_Exercise_
Restate the material word for word and leave out anything that is a picture.

_Dataset excerpt_
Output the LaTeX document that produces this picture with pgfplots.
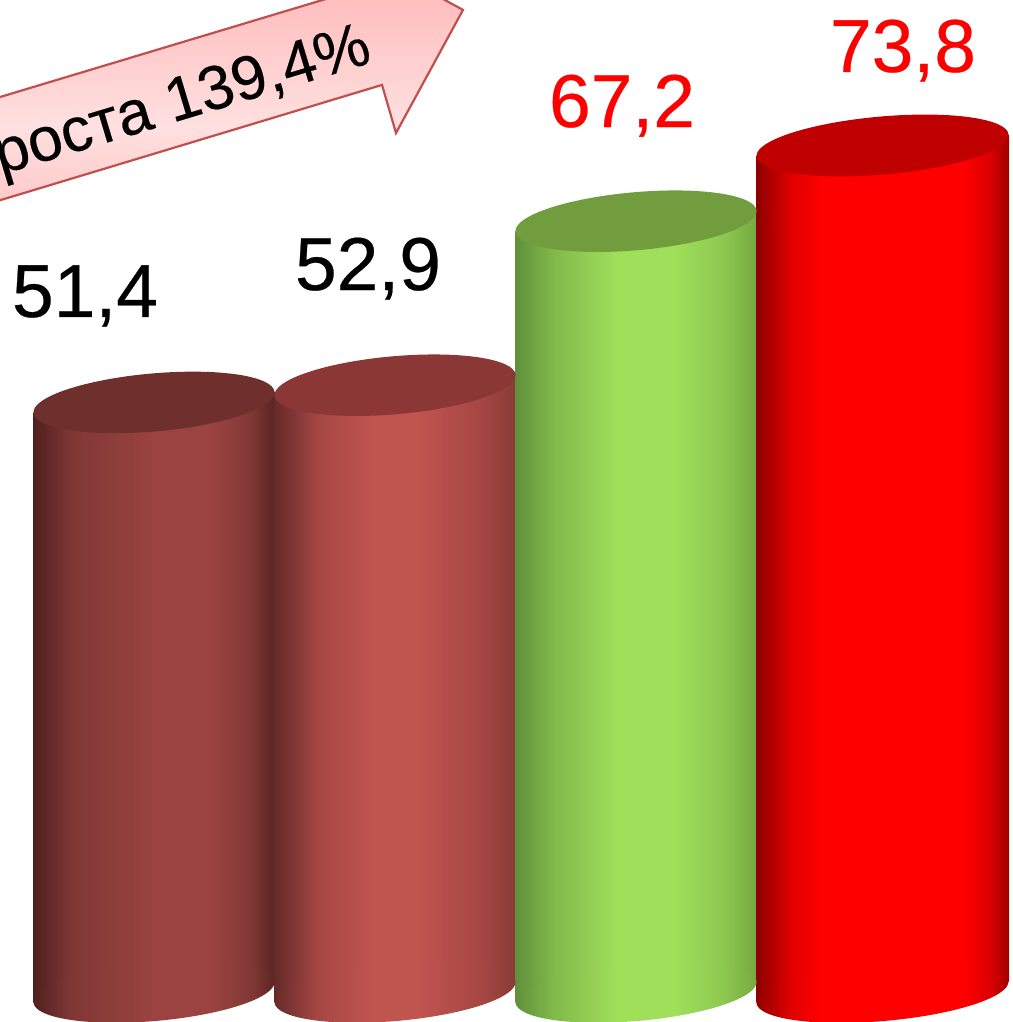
\documentclass[border=0pt]{standalone}
\usepackage{pgfplots}
\pgfplotsset{compat=1.18}
\usepackage{fontspec}
\setmainfont{Liberation Sans}
\newfontfamily\lab[FakeBold=0.35]{Liberation Sans}
\usetikzlibrary{shapes.geometric}
\definecolor{topA}{HTML}{6F2F2C}
\definecolor{topB}{HTML}{8A3736}
\definecolor{topC}{HTML}{719D3E}
\definecolor{topD}{HTML}{C00000}
\definecolor{arrowline}{HTML}{C0504D}
\definecolor{valred}{HTML}{FF0000}
\definecolor{a1}{HTML}{4F1F1E}\definecolor{a2}{HTML}{803835}\definecolor{a3}{HTML}{9A4340}\definecolor{a4}{HTML}{5A2422}
\definecolor{b1}{HTML}{642A28}\definecolor{b2}{HTML}{A54643}\definecolor{b3}{HTML}{C0544F}\definecolor{b4}{HTML}{873A37}
\definecolor{c1}{HTML}{5F8F3A}\definecolor{c2}{HTML}{82B94B}\definecolor{c3}{HTML}{9FDF5A}\definecolor{c4}{HTML}{8CC850}\definecolor{c5}{HTML}{76A93F}
\definecolor{d1}{HTML}{8C0000}\definecolor{d2}{HTML}{E10000}\definecolor{d3}{HTML}{FF0000}\definecolor{d4}{HTML}{DC0000}\definecolor{d5}{HTML}{A00000}
\definecolor{p1}{HTML}{FFC8C8}\definecolor{p2}{HTML}{FFE0E0}\definecolor{p3}{HTML}{FFBFBF}
\pgfdeclarehorizontalshading{barA}{100bp}{
 color(0bp)=(a1); color(25bp)=(a1); color(33bp)=(a2); color(50bp)=(a3); color(62bp)=(a3); color(70bp)=(a2); color(75bp)=(a4); color(100bp)=(a4)}
\pgfdeclarehorizontalshading{barB}{100bp}{
 color(0bp)=(b1); color(25bp)=(b1); color(34bp)=(b2); color(45bp)=(b3); color(55bp)=(b3); color(68bp)=(b2); color(75bp)=(b4); color(100bp)=(b4)}
\pgfdeclarehorizontalshading{barC}{100bp}{
 color(0bp)=(c1); color(25bp)=(c1); color(33bp)=(c2); color(46bp)=(c3); color(58bp)=(c3); color(68bp)=(c4); color(75bp)=(c5); color(100bp)=(c5)}
\pgfdeclarehorizontalshading{barD}{100bp}{
 color(0bp)=(d1); color(25bp)=(d1); color(32bp)=(d2); color(38bp)=(d3); color(66bp)=(d3); color(71bp)=(d4); color(75bp)=(d5); color(100bp)=(d5)}
\pgfdeclareverticalshading{arrowfill}{100bp}{
 color(0bp)=(p1); color(25bp)=(p1); color(40bp)=(p2); color(64bp)=(p3); color(100bp)=(p3)}
\pgfplotsset{
 cyl/.style n args={3}{only marks, mark=none, nodes near coords={},
  every node near coord/.append style={anchor=center, shape=ellipse, inner sep=0pt, outer sep=0pt,
   minimum width=#1pt, minimum height=58pt, rotate=5, draw=none, #2, #3}},
}
\begin{document}
\begin{tikzpicture}
\path[use as bounding box, clip] (0,0) rectangle (1012pt,1022pt);
\begin{axis}[
 at={(0,0)}, anchor=south west, scale only axis,
 hide axis, x=1pt, y=11.47pt,
 xmin=0, xmax=1012, ymin=-2.616, ymax=86.49,
 clip=true,
]
% bar 1: 51.4
\addplot[cyl={242}{shading=barA}{shading angle=0}] coordinates {(154,0)};
\addplot[draw=none, shading=barA, shading angle=0] coordinates {(33,-0.9)(33,50.5)(275,52.3)(275,0.9)} --cycle;
\addplot[cyl={242}{fill=topA}{}] coordinates {(154,51.4)};
% bar 2: 52.9
\addplot[cyl={242}{shading=barB}{shading angle=0}] coordinates {(395,0)};
\addplot[draw=none, shading=barB, shading angle=0] coordinates {(274,-0.9)(274,52.0)(516,53.8)(516,0.9)} --cycle;
\addplot[cyl={242}{fill=topB}{}] coordinates {(395,52.9)};
% bar 3: 67.2
\addplot[cyl={242}{shading=barC}{shading angle=0}] coordinates {(636,0)};
\addplot[draw=none, shading=barC, shading angle=0] coordinates {(515,-0.9)(515,66.3)(757,68.1)(757,0.9)} --cycle;
\addplot[cyl={242}{fill=topC}{}] coordinates {(636,67.2)};
% bar 4: 73.8
\addplot[cyl={253}{shading=barD}{shading angle=0}] coordinates {(882.5,0)};
\addplot[draw=none, shading=barD, shading angle=0] coordinates {(756,-0.9)(756,72.9)(1009,74.7)(1009,0.9)} --cycle;
\addplot[cyl={253}{fill=topD}{}] coordinates {(882.5,73.8)};
% arrow
\addplot[draw=arrowline, line width=2.2pt, shading=arrowfill, line join=miter] coordinates {
 (-20,77.5)(354,87.31)(340,91.49)(463,85.62)(396,74.89)(382,79.08)(-20,68.5)} --cycle;
\node[anchor=base east, rotate=16.8, font=\lab\fontsize{62}{62}\selectfont, inner sep=0pt] at (axis cs:374,81.08) {роста 139,4\%};
% labels
\node[anchor=base, font=\lab\fontsize{75}{75}\selectfont, inner sep=0pt] at (axis cs:85,58.85) {51,4};
\node[anchor=base, font=\lab\fontsize{75}{75}\selectfont, inner sep=0pt] at (axis cs:368,61.2) {52,9};
\node[anchor=base, font=\lab\fontsize{75}{75}\selectfont, inner sep=0pt, text=valred] at (axis cs:622,75.41) {67,2};
\node[anchor=base, font=\lab\fontsize{75}{75}\selectfont, inner sep=0pt, text=valred] at (axis cs:903,80.21) {73,8};
\end{axis}
\end{tikzpicture}
\end{document}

_Complete output_
Output the LaTeX document that produces this picture with pgfplots.
\documentclass[border=0pt]{standalone}
\usepackage{pgfplots}
\pgfplotsset{compat=1.18}
\usepackage{fontspec}
\setmainfont{Liberation Sans}
\newfontfamily\lab[FakeBold=0.35]{Liberation Sans}
\usetikzlibrary{shapes.geometric}
\definecolor{topA}{HTML}{6F2F2C}
\definecolor{topB}{HTML}{8A3736}
\definecolor{topC}{HTML}{719D3E}
\definecolor{topD}{HTML}{C00000}
\definecolor{arrowline}{HTML}{C0504D}
\definecolor{valred}{HTML}{FF0000}
\definecolor{a1}{HTML}{4F1F1E}\definecolor{a2}{HTML}{803835}\definecolor{a3}{HTML}{9A4340}\definecolor{a4}{HTML}{5A2422}
\definecolor{b1}{HTML}{642A28}\definecolor{b2}{HTML}{A54643}\definecolor{b3}{HTML}{C0544F}\definecolor{b4}{HTML}{873A37}
\definecolor{c1}{HTML}{5F8F3A}\definecolor{c2}{HTML}{82B94B}\definecolor{c3}{HTML}{9FDF5A}\definecolor{c4}{HTML}{8CC850}\definecolor{c5}{HTML}{76A93F}
\definecolor{d1}{HTML}{8C0000}\definecolor{d2}{HTML}{E10000}\definecolor{d3}{HTML}{FF0000}\definecolor{d4}{HTML}{DC0000}\definecolor{d5}{HTML}{A00000}
\definecolor{p1}{HTML}{FFC8C8}\definecolor{p2}{HTML}{FFE0E0}\definecolor{p3}{HTML}{FFBFBF}
\pgfdeclarehorizontalshading{barA}{100bp}{
 color(0bp)=(a1); color(25bp)=(a1); color(33bp)=(a2); color(50bp)=(a3); color(62bp)=(a3); color(70bp)=(a2); color(75bp)=(a4); color(100bp)=(a4)}
\pgfdeclarehorizontalshading{barB}{100bp}{
 color(0bp)=(b1); color(25bp)=(b1); color(34bp)=(b2); color(45bp)=(b3); color(55bp)=(b3); color(68bp)=(b2); color(75bp)=(b4); color(100bp)=(b4)}
\pgfdeclarehorizontalshading{barC}{100bp}{
 color(0bp)=(c1); color(25bp)=(c1); color(33bp)=(c2); color(46bp)=(c3); color(58bp)=(c3); color(68bp)=(c4); color(75bp)=(c5); color(100bp)=(c5)}
\pgfdeclarehorizontalshading{barD}{100bp}{
 color(0bp)=(d1); color(25bp)=(d1); color(32bp)=(d2); color(38bp)=(d3); color(66bp)=(d3); color(71bp)=(d4); color(75bp)=(d5); color(100bp)=(d5)}
\pgfdeclareverticalshading{arrowfill}{100bp}{
 color(0bp)=(p1); color(25bp)=(p1); color(40bp)=(p2); color(64bp)=(p3); color(100bp)=(p3)}
\pgfplotsset{
 cyl/.style n args={3}{only marks, mark=none, nodes near coords={},
  every node near coord/.append style={anchor=center, shape=ellipse, inner sep=0pt, outer sep=0pt,
   minimum width=#1pt, minimum height=58pt, rotate=5, draw=none, #2, #3}},
}
\begin{document}
\begin{tikzpicture}
\path[use as bounding box, clip] (0,0) rectangle (1012pt,1022pt);
\begin{axis}[
 at={(0,0)}, anchor=south west, scale only axis,
 hide axis, x=1pt, y=11.47pt,
 xmin=0, xmax=1012, ymin=-2.616, ymax=86.49,
 clip=true,
]
% bar 1: 51.4
\addplot[cyl={242}{shading=barA}{shading angle=0}] coordinates {(154,0)};
\addplot[draw=none, shading=barA, shading angle=0] coordinates {(33,-0.9)(33,50.5)(275,52.3)(275,0.9)} --cycle;
\addplot[cyl={242}{fill=topA}{}] coordinates {(154,51.4)};
% bar 2: 52.9
\addplot[cyl={242}{shading=barB}{shading angle=0}] coordinates {(395,0)};
\addplot[draw=none, shading=barB, shading angle=0] coordinates {(274,-0.9)(274,52.0)(516,53.8)(516,0.9)} --cycle;
\addplot[cyl={242}{fill=topB}{}] coordinates {(395,52.9)};
% bar 3: 67.2
\addplot[cyl={242}{shading=barC}{shading angle=0}] coordinates {(636,0)};
\addplot[draw=none, shading=barC, shading angle=0] coordinates {(515,-0.9)(515,66.3)(757,68.1)(757,0.9)} --cycle;
\addplot[cyl={242}{fill=topC}{}] coordinates {(636,67.2)};
% bar 4: 73.8
\addplot[cyl={253}{shading=barD}{shading angle=0}] coordinates {(882.5,0)};
\addplot[draw=none, shading=barD, shading angle=0] coordinates {(756,-0.9)(756,72.9)(1009,74.7)(1009,0.9)} --cycle;
\addplot[cyl={253}{fill=topD}{}] coordinates {(882.5,73.8)};
% arrow
\addplot[draw=arrowline, line width=2.2pt, shading=arrowfill, line join=miter] coordinates {
 (-20,77.5)(354,87.31)(340,91.49)(463,85.62)(396,74.89)(382,79.08)(-20,68.5)} --cycle;
\node[anchor=base east, rotate=16.8, font=\lab\fontsize{62}{62}\selectfont, inner sep=0pt] at (axis cs:374,81.08) {роста 139,4\%};
% labels
\node[anchor=base, font=\lab\fontsize{75}{75}\selectfont, inner sep=0pt] at (axis cs:85,58.85) {51,4};
\node[anchor=base, font=\lab\fontsize{75}{75}\selectfont, inner sep=0pt] at (axis cs:368,61.2) {52,9};
\node[anchor=base, font=\lab\fontsize{75}{75}\selectfont, inner sep=0pt, text=valred] at (axis cs:622,75.41) {67,2};
\node[anchor=base, font=\lab\fontsize{75}{75}\selectfont, inner sep=0pt, text=valred] at (axis cs:903,80.21) {73,8};
\end{axis}
\end{tikzpicture}
\end{document}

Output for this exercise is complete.